Guth's staging is most powerful in the way it not only reflects the most de-humanized aspects modern life so chillingly, but also allies it to the grand, tragedic readings of Mozart's Dramma giocoso prevalent in the nineteenth century. There's no place here for the final ensemble, then, which is cut, as Guth shirks the challenge of staging it effectively within his vision of the work. We end with the Don's damnation, except in this case it is no such thing: this is a godless world, the demons he hears are deep within his own psyche. Rather than the dissolute punished, we simply have the dissolute destroyed. Guth's achievement, however, is that he manages to jetison the metaphysical without undermining the tragedy. A great deal of the production's success must also be put down to Christopher Maltman's central performance, which mixes dangerous physical allure with an almost Wozzeck-like psychological intensity. His final scene is a powerful study in mental collapse, while 'Deh vieni' is performed as a pathetic, moving plea for meaningful love.

As Leporello, Erwin Schrott, is an edgy, unhinged presence. He is in a state of drug-induced twitchiness throughout and dependent,more psychologically than financially on his master, whose superiority is marked as much by an ability to maintain an air of sobriety than anything else. Neither Schrott nor Maltman turns in the most glamorous performance vocally, but it hardly seems to matter. There's plenty of glamour in any case from Annette Dasch's Donna Anna and Dorothea Röschmann's Donna Elvira. Both provide compelling studies of emotional neediness, while we can quite understand Donna Anna's dissatisfaction with Don Ottavio, portrayed here by Matthew Polenzani as a bland embodiment of modern professional success—the American tenor sings stylishly, although denied 'Il mio tesoro'. Ekatarina Siurina is an unusually seductive Zerlina (who here gets her bondage duet with Leporello, composed for Vienna), while Alex Esposito is a suitably indignant Musetto. Anatoli Kotscherga is darkly implacable as the Commendatore. Bertrand de Billy conducts the score swiftly, on the whole, but with a fine sense of drama, while the Vienna Philharmonic play magnificently.

The updated staging inevitably brings a couple of jarring anachronisms, but in Guth's Don Giovanni, the power of the conception renders these relatively inconsequential. There are probably just as many anachronisms in his Così, yet there they seem a great deal more worrying. And Guth's approach in the final Da Ponte opera is less convincing, reflecting Così's greater elusiveness. The production is smartly modern, and the cast, particularly the ladies, achingly glamorous. The direction is a great deal more stylized, however, with a fair amount of bizarre dancing, as well as ensembles delivered in a self-consciously stand-and-deliver manner.

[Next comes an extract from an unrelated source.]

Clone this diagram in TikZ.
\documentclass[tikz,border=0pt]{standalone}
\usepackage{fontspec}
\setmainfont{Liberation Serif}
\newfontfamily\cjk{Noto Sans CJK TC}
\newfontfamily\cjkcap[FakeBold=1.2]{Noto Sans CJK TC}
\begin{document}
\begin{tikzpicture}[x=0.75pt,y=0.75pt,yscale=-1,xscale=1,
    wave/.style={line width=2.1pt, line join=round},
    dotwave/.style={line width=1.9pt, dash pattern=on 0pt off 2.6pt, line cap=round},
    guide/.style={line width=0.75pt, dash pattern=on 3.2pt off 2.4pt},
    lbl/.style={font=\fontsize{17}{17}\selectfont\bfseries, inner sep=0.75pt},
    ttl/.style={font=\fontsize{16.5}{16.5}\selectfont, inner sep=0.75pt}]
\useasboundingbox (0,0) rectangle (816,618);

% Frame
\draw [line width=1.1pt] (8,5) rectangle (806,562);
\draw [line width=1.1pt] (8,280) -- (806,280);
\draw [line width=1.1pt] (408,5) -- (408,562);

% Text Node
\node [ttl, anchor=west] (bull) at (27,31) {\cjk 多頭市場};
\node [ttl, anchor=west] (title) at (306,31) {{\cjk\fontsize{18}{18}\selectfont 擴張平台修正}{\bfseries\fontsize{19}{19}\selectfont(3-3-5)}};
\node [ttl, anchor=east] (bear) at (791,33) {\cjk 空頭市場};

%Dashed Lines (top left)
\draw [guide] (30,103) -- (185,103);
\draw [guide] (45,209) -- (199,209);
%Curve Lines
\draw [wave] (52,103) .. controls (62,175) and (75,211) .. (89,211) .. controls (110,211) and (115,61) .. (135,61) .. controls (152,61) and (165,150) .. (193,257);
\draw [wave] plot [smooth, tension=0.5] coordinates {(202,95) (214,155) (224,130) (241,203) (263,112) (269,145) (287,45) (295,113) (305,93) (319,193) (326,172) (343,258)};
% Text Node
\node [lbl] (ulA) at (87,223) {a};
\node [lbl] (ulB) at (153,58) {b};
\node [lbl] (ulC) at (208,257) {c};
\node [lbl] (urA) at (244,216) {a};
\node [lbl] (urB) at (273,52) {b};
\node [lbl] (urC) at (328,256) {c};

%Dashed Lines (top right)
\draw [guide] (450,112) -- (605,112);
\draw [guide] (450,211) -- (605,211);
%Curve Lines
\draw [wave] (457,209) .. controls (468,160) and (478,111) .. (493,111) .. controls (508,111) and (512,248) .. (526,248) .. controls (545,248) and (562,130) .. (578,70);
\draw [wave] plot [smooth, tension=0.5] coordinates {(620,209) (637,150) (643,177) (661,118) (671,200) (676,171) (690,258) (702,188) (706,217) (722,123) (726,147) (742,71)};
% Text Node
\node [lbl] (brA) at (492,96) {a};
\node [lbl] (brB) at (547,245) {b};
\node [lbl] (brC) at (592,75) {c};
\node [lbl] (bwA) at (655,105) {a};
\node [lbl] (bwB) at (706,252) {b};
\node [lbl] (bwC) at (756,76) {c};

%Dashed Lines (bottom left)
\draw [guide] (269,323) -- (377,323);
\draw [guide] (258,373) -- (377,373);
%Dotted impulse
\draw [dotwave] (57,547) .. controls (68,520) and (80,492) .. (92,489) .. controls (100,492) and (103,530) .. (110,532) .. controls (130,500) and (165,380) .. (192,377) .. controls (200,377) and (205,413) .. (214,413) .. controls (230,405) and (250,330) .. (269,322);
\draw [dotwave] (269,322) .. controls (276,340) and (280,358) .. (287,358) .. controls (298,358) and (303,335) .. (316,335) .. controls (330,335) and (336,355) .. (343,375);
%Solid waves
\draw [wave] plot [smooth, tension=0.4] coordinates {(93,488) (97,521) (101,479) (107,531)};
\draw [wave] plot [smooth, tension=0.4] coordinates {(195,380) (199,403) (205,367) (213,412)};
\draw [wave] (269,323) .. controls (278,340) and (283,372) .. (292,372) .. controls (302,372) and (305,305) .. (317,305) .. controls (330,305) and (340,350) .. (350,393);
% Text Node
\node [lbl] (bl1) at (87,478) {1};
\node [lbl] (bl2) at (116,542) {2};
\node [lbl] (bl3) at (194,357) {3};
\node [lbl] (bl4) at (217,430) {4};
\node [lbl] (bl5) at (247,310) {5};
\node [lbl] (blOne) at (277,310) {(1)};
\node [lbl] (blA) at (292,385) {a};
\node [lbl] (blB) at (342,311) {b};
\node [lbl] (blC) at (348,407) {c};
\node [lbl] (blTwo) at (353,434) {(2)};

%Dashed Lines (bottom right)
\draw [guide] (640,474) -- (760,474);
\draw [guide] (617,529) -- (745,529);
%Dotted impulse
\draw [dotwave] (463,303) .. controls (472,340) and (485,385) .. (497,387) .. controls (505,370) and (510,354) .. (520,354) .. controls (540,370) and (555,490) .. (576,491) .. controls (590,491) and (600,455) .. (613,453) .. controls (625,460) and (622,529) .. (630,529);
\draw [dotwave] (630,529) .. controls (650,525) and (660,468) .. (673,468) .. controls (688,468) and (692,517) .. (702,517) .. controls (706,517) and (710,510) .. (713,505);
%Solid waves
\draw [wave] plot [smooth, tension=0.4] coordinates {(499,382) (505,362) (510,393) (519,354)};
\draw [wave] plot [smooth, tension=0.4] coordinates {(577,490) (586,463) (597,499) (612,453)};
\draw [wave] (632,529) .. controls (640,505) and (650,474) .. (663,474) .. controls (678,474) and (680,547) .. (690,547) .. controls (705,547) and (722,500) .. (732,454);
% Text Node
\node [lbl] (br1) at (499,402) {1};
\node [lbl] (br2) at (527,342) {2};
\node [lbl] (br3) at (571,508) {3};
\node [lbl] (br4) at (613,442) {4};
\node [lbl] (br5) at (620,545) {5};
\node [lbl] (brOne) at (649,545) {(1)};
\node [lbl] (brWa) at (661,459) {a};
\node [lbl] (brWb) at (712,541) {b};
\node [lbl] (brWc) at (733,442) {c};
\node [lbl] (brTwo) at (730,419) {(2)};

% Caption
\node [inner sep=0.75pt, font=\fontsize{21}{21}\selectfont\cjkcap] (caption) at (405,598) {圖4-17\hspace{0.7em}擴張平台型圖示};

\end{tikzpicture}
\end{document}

On the whole Guth seems deeply uneasy with the work's famously difficult mixture of comedy and pathos, warm emotion and calculated manipulation. In terms of the last of these, Don Alfonso is cast more clearly than usual as the ultra-cynical puppeteer, steering the course not just of the young lovers but also magically effecting scene changes. Unfortunately, however, there's little comedy going on. If in studiously leaving out the dressing-up Guth deems it an unnecessary element of the plot, he fails to find anything to substitute it, which leaves something of a gap, both in terms of theatrical realism, which is emphasised elsewhere, and basic entertainment. While stripping the comedy from Don Giovanni can work, it's a far riskier strategy in Così. Here the comedic burden is placed rather too heavily on Patricia Petibon, whose performance as Despina tries too hard—including some dubious vocal clowning. Things improve, however, as the emotional consequences of Don Alfonso's game make themselves clear.

Guth references his own Don Giovanni by having the same forest impinge on the Così set in Act Two, but in doing so only underlines how it manages none of that production's clear-sighted intensity. Without such a comparison, this Così would probably seem more successful, especially given the fine cast and playing—the Vienna Philharmonic this time conducted by Adam Fischer. Miah Persson is a feisty, well-sung Fiodiligi, while Isabel Leonard, combines catwalk looks with her rich, well-controlled mezzo to seductive effect. Topi Lehtipuu is an elegant Ferrando and Florian Boesch an intense Gugliemo, but neither man's voice is well captured in the recorded sound. Bo Skovhus plays Don Alfonso with convincing cynicism, but his voice comes across rather fuzzily.